Of course, the film isn’t as clear-cut as this analysis makes it sound – there are snakes on ladders along the way, flagrant misinformation, and enough ambiguity to cast murk over the moral finale – but the best thrillers work this way, satiating our curiosity for the grisly facts while complicating the players and their relationships, leaving a black blemish on an otherwise white surface.
It’s perfect material for Amalric the actor, whose (to borrow Xan Brooks’ splendid phrase) “rodent eyes” are compelled into anxious overtime, paranoiacally flitting around his paramours’ bedroom and the gendarmes offices, and finally sinking into cold, wet unease for the court scenes – which recall Sacha Guitry’s black comic masterpiece La Poison (1951) – where his ordeal comes to an end. Amalric, knowing too well that his depleted features are a canvas for nausea and fatigue, is careful to film himself mostly in medium shots, positioning the camera on the side of the inquiring law and neglecting us any easy association of guilt with his unquietly neurotic face. It’s a move in service of story rather than vanity, and just one element, beside a sharp eye for 1.33 composition and his intuitive approach to pacing, which marks out Amalric as an actor-director to watch.
The Blue Room’s eloquent form is interestingly juxtaposed with another fragmented thriller at this year’s LFF, Syllas Tzoumerkas’ A Blast. Unlike Amalric’s film, which composes every scene like a jigsaw piece specifically crafted to fit another, A Blast is a mosaic of broken glass – or perhaps the heavy metal cover of an orchestral symphony. It’s an immediately gripping film, but not interesting – the sheer momentum of the editing and enigmatic content of the images can’t help but engage a fresh mind, as the whirl of visceral action; explicit fucking; anxious phone calls; a car tearing away from a forest fire, is like an unexpected adrenaline shot. But once the debris is digested, its rhythm settled, and a plot – about a depressed mother escaping her life – is established, what’s left?
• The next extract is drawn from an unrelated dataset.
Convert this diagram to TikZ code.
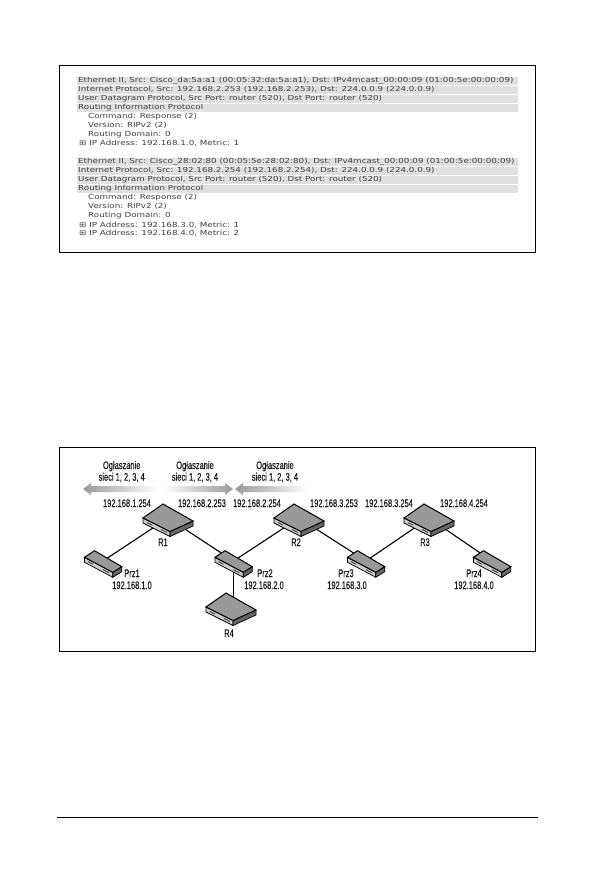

The film is a textbook shock-baiting exercise (the lonely sailor away from his wife has sex with a man! gasp! the lonely wife trying to reconnect with her sexuality watches hardcore porn in public and emotionally recalls the first tussle with her husband, even typing “tears” into the porn search engine to find sad sex! groan!), its sloshed structure made non-linear only to conceal an inherent shallowness at the core of the story. Greece is burning, did you hear?
Contemporary Greek cinema has located the disintegrating family unit as its perennial theme – an important motif for the country and its historical literature – but Tzoumerkas essays the condition in the most aggressively juvenile manner outside of a Costas Zapas joint, and at one point lays out his subtext as plain text; “we have inherited a sinking ship.” A guttural bassline is introduced into the score at around the halfway mark, underlining the despair and anxiety at the heart of the film; it’s about as subtle as a visual strapline reading “we’ve done and fucked it now!”
It’s an approach so base – exacerbated by flashback scenes cast in a faded, yellowish tint, and a finale which briefly touches on Nazi imagery – that it actively refuses analysis, and lead Angeliki Papoulia’s (Dogtooth; Alps) melodramatic performance finds the exact screechy tonal register to complement the abrasive action. If Tzoumerkas’ sole aim with A Blast was to create a visual and aural representation of his crumbling homeland, and the anxiety it has spread among community and families, then he has arguably succeeded – but as a narrative representation it’s a simplistic, jaggedly incoherent work which never navigates its way out of the doldrums.